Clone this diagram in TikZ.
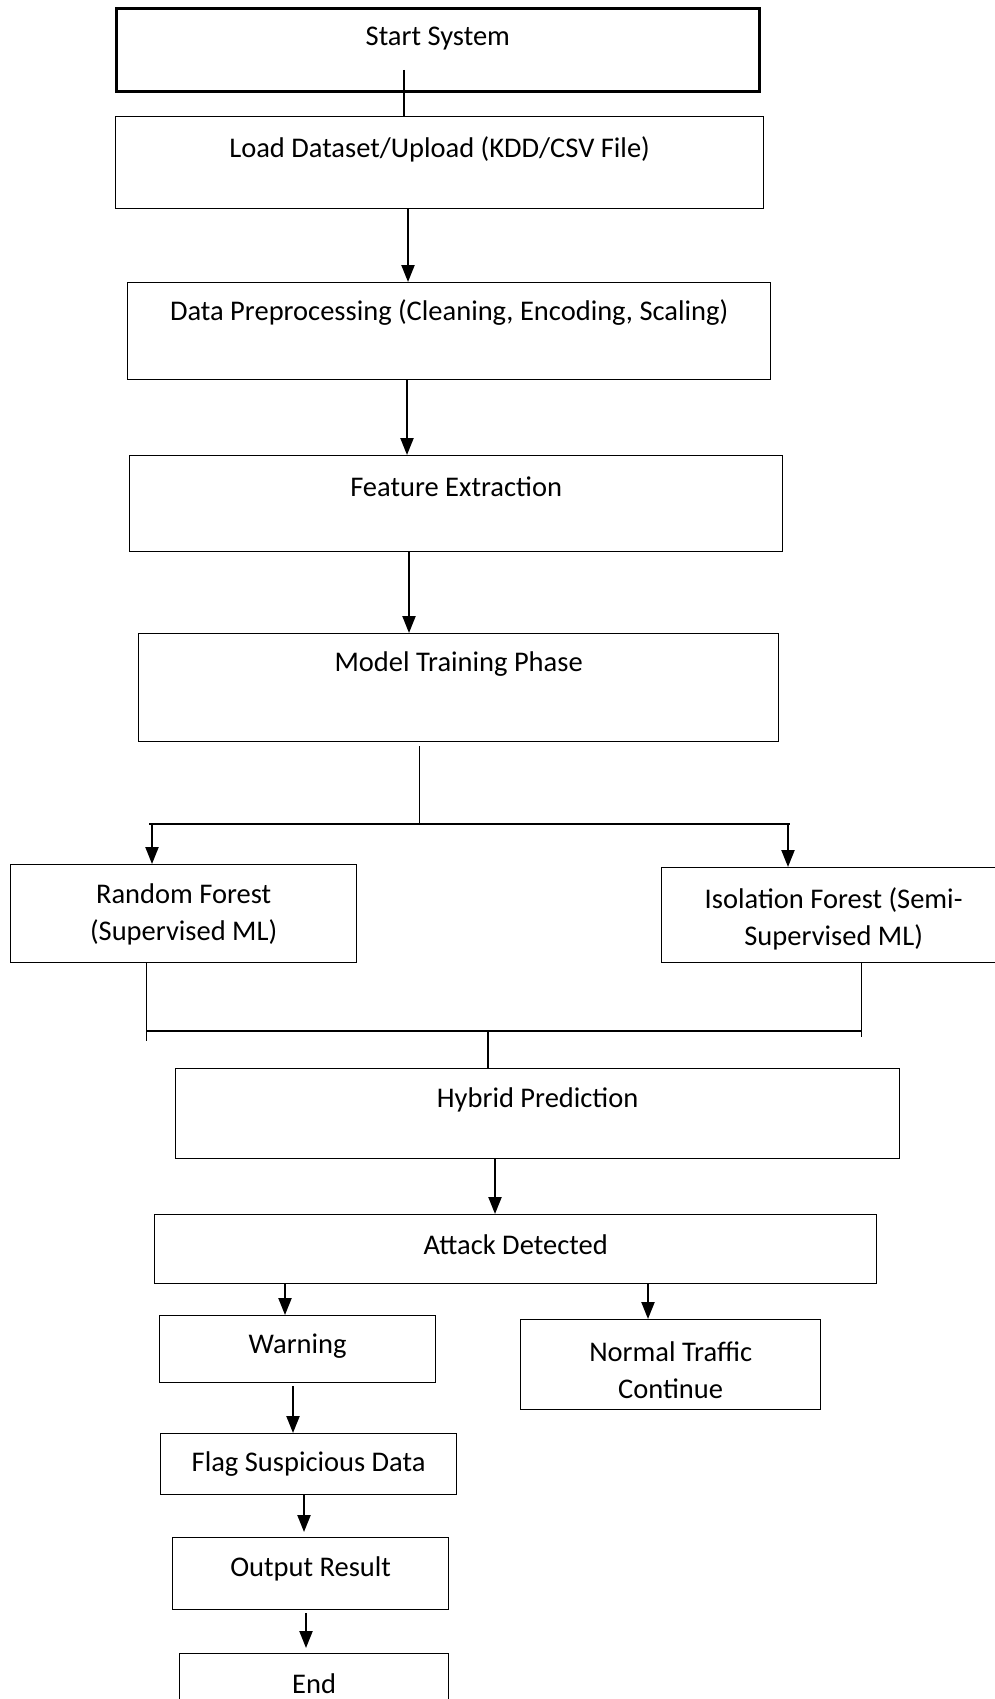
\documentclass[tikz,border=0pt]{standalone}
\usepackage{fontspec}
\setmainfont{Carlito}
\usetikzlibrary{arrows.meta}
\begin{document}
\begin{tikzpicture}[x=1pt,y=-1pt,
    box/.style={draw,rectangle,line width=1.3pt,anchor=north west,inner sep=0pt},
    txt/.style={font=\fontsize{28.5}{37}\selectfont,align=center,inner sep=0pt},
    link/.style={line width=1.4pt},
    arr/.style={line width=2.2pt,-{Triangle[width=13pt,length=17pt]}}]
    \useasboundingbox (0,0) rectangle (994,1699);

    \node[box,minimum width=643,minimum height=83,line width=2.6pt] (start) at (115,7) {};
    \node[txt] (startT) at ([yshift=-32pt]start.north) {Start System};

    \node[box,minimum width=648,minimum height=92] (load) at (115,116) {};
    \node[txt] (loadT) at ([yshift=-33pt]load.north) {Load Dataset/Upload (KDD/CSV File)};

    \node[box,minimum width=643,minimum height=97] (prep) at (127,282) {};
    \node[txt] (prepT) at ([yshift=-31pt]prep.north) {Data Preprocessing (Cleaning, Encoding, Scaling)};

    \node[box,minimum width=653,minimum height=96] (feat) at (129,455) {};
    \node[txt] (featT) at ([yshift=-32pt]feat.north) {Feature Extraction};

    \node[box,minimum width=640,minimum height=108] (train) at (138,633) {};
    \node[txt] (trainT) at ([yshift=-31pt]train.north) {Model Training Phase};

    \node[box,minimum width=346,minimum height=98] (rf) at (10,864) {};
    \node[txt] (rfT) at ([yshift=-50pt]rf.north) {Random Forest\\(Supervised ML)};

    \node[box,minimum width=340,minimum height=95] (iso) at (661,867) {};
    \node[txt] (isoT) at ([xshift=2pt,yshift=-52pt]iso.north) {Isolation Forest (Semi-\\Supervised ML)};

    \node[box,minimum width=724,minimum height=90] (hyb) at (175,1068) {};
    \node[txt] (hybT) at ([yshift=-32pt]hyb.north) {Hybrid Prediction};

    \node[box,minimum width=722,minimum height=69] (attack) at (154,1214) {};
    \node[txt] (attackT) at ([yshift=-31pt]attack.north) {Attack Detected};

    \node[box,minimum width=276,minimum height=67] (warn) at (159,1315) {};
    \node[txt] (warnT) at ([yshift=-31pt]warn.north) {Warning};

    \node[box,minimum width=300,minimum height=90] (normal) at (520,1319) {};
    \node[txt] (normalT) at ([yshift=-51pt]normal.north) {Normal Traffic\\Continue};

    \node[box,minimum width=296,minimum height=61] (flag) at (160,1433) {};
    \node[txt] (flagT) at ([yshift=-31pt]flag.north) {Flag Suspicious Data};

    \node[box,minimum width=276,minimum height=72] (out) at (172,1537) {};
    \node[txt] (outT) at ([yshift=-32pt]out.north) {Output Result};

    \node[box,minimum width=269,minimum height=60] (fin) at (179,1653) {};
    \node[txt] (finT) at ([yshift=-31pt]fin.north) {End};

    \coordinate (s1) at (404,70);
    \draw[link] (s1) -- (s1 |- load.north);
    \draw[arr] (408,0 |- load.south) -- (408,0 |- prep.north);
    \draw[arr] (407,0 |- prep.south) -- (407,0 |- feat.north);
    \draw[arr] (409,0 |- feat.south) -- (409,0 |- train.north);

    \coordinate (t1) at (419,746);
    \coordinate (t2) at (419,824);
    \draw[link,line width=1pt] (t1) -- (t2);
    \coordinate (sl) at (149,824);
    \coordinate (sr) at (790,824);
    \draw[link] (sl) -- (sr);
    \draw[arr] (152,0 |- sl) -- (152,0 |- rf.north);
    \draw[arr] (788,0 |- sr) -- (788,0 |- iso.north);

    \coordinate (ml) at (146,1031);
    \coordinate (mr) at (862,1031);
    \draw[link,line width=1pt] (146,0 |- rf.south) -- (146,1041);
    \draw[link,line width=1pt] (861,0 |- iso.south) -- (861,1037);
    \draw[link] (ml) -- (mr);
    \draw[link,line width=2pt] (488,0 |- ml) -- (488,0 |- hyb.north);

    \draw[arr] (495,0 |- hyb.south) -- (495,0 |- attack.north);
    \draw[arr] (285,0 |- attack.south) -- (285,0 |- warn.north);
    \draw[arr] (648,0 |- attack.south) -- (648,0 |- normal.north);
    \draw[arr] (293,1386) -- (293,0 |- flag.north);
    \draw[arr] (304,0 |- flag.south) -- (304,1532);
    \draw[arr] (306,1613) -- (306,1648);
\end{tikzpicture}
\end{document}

INSTRUCTION:
Transcribe the opening line of the listing above, please, and every line after it through the line with "(featT) at ([yshift=-32pt]feat.north)", word for word, without pictures.

ANSWER FOR THIS EXERCISE:
Clone this diagram in TikZ.
\documentclass[tikz,border=0pt]{standalone}
\usepackage{fontspec}
\setmainfont{Carlito}
\usetikzlibrary{arrows.meta}
\begin{document}
\begin{tikzpicture}[x=1pt,y=-1pt,
    box/.style={draw,rectangle,line width=1.3pt,anchor=north west,inner sep=0pt},
    txt/.style={font=\fontsize{28.5}{37}\selectfont,align=center,inner sep=0pt},
    link/.style={line width=1.4pt},
    arr/.style={line width=2.2pt,-{Triangle[width=13pt,length=17pt]}}]
    \useasboundingbox (0,0) rectangle (994,1699);

    \node[box,minimum width=643,minimum height=83,line width=2.6pt] (start) at (115,7) {};
    \node[txt] (startT) at ([yshift=-32pt]start.north) {Start System};

    \node[box,minimum width=648,minimum height=92] (load) at (115,116) {};
    \node[txt] (loadT) at ([yshift=-33pt]load.north) {Load Dataset/Upload (KDD/CSV File)};

    \node[box,minimum width=643,minimum height=97] (prep) at (127,282) {};
    \node[txt] (prepT) at ([yshift=-31pt]prep.north) {Data Preprocessing (Cleaning, Encoding, Scaling)};

    \node[box,minimum width=653,minimum height=96] (feat) at (129,455) {};
    \node[txt] (featT) at ([yshift=-32pt]feat.north) {Feature Extraction};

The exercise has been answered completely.